--- BEGIN ---

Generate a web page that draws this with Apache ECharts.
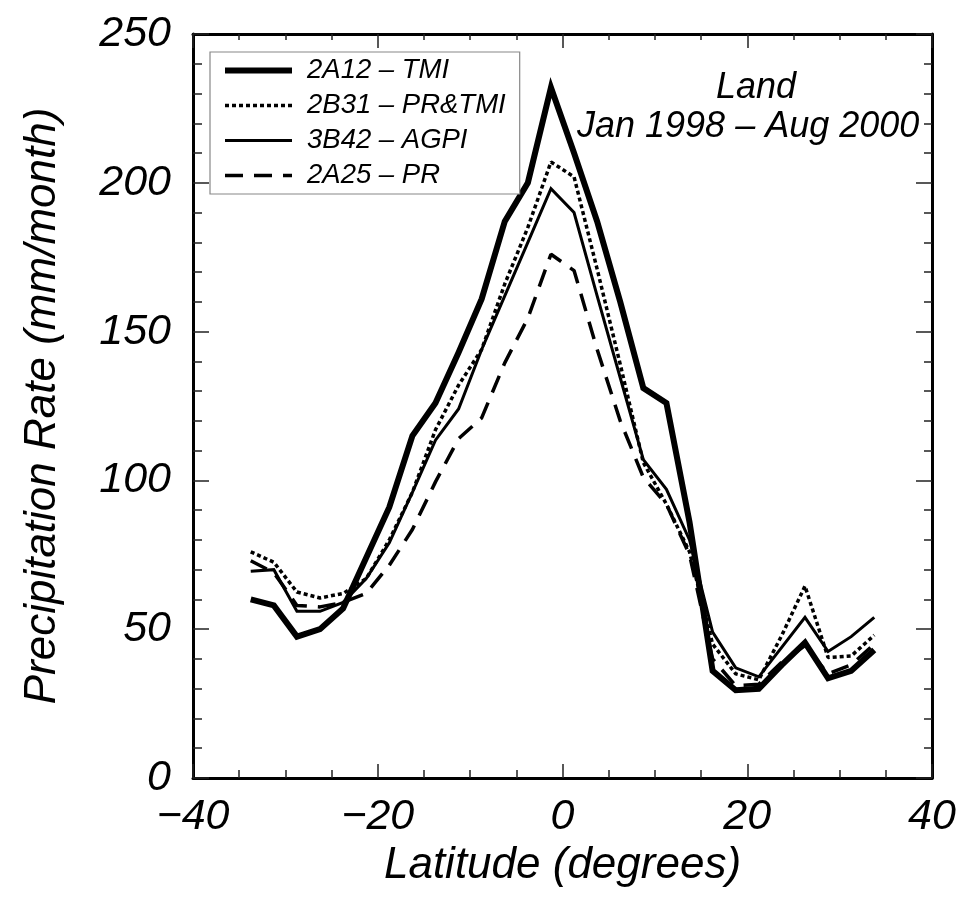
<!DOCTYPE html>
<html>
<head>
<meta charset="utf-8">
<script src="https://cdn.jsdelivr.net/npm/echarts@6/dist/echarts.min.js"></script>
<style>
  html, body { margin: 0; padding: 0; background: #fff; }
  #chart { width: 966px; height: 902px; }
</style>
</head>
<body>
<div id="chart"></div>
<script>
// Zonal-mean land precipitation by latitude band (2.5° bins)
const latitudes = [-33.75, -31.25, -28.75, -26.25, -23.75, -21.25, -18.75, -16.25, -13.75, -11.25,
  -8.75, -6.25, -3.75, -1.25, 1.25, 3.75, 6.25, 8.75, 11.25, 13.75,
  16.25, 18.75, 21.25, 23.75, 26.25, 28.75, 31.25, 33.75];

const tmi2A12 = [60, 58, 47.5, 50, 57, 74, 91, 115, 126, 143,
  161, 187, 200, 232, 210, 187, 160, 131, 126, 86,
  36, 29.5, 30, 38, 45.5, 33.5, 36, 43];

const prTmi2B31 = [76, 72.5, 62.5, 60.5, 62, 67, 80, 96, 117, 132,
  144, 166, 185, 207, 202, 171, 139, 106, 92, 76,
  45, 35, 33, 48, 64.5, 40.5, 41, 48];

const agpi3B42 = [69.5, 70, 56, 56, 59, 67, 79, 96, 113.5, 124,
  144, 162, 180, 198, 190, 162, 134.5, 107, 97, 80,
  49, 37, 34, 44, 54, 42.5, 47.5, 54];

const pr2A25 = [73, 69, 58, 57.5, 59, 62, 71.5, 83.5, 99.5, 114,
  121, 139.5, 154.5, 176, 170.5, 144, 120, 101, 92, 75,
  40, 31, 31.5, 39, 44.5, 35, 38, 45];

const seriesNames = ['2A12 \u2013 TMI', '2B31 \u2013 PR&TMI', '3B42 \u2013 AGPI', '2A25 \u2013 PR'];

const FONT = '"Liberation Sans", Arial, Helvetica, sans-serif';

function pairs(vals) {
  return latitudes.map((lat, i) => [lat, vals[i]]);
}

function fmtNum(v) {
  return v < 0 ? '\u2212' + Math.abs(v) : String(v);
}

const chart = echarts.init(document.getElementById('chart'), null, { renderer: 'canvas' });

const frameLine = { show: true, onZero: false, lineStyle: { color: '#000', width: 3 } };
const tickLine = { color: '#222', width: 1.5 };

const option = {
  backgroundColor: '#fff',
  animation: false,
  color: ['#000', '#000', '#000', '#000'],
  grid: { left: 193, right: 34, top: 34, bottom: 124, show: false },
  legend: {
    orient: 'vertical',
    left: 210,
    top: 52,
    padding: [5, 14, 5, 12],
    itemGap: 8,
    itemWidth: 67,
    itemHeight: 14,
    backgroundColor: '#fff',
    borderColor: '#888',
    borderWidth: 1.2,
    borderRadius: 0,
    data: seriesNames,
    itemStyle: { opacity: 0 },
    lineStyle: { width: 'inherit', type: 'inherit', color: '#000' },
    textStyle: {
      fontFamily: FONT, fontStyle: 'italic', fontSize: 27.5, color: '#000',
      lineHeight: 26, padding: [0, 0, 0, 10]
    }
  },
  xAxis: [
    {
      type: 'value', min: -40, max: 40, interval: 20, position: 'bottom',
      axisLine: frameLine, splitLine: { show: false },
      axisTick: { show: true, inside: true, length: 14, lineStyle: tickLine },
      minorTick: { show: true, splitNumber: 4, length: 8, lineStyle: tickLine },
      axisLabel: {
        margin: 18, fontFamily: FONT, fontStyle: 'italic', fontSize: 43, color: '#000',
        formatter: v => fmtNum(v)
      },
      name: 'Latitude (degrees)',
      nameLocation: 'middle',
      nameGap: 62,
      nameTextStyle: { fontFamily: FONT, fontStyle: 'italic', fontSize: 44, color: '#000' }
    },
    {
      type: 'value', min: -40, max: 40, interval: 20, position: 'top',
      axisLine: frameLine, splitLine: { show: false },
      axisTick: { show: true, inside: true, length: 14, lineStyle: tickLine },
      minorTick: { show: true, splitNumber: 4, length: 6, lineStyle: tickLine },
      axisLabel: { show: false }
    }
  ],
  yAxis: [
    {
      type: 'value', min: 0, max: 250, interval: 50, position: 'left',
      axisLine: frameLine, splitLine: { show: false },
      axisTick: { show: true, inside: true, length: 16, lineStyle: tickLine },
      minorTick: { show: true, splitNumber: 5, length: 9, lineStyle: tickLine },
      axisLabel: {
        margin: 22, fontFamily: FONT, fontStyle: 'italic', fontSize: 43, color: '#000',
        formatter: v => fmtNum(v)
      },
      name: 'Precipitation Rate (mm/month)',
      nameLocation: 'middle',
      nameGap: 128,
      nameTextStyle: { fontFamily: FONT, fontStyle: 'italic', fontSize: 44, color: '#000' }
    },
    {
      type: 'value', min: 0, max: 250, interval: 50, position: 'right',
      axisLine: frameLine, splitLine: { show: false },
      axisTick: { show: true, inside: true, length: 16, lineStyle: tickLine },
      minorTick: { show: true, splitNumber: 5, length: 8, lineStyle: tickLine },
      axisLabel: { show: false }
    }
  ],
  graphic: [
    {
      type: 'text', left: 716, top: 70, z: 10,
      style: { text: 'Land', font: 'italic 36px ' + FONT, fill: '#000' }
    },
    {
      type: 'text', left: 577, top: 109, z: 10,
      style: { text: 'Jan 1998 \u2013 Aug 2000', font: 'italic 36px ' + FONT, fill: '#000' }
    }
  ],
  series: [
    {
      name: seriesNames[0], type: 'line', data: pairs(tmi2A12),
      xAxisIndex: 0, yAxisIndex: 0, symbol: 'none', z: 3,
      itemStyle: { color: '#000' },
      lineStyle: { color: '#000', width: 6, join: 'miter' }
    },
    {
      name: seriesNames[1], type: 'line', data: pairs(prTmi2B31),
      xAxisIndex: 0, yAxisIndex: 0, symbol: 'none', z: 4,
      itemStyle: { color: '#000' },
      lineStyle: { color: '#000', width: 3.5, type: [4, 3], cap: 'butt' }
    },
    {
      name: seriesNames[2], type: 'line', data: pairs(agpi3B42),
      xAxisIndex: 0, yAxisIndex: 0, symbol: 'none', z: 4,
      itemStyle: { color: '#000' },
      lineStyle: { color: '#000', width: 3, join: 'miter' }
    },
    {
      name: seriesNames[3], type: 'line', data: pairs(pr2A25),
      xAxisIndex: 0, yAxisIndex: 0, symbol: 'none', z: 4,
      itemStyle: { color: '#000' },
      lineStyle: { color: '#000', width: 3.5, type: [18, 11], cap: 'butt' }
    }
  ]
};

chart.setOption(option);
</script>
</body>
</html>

--- END ---

▶ Work to complete: Copy exactly the lines running from the beginning of the listing through the line that has "36, 29.5, 30, 38, 45.5, 33.5, 36, 43];". Drop the pictures.

▶ Exercise solution:
Generate a web page that draws this with Apache ECharts.
<!DOCTYPE html>
<html>
<head>
<meta charset="utf-8">
<script src="https://cdn.jsdelivr.net/npm/echarts@6/dist/echarts.min.js"></script>
<style>
  html, body { margin: 0; padding: 0; background: #fff; }
  #chart { width: 966px; height: 902px; }
</style>
</head>
<body>
<div id="chart"></div>
<script>
// Zonal-mean land precipitation by latitude band (2.5° bins)
const latitudes = [-33.75, -31.25, -28.75, -26.25, -23.75, -21.25, -18.75, -16.25, -13.75, -11.25,
  -8.75, -6.25, -3.75, -1.25, 1.25, 3.75, 6.25, 8.75, 11.25, 13.75,
  16.25, 18.75, 21.25, 23.75, 26.25, 28.75, 31.25, 33.75];

const tmi2A12 = [60, 58, 47.5, 50, 57, 74, 91, 115, 126, 143,
  161, 187, 200, 232, 210, 187, 160, 131, 126, 86,
  36, 29.5, 30, 38, 45.5, 33.5, 36, 43];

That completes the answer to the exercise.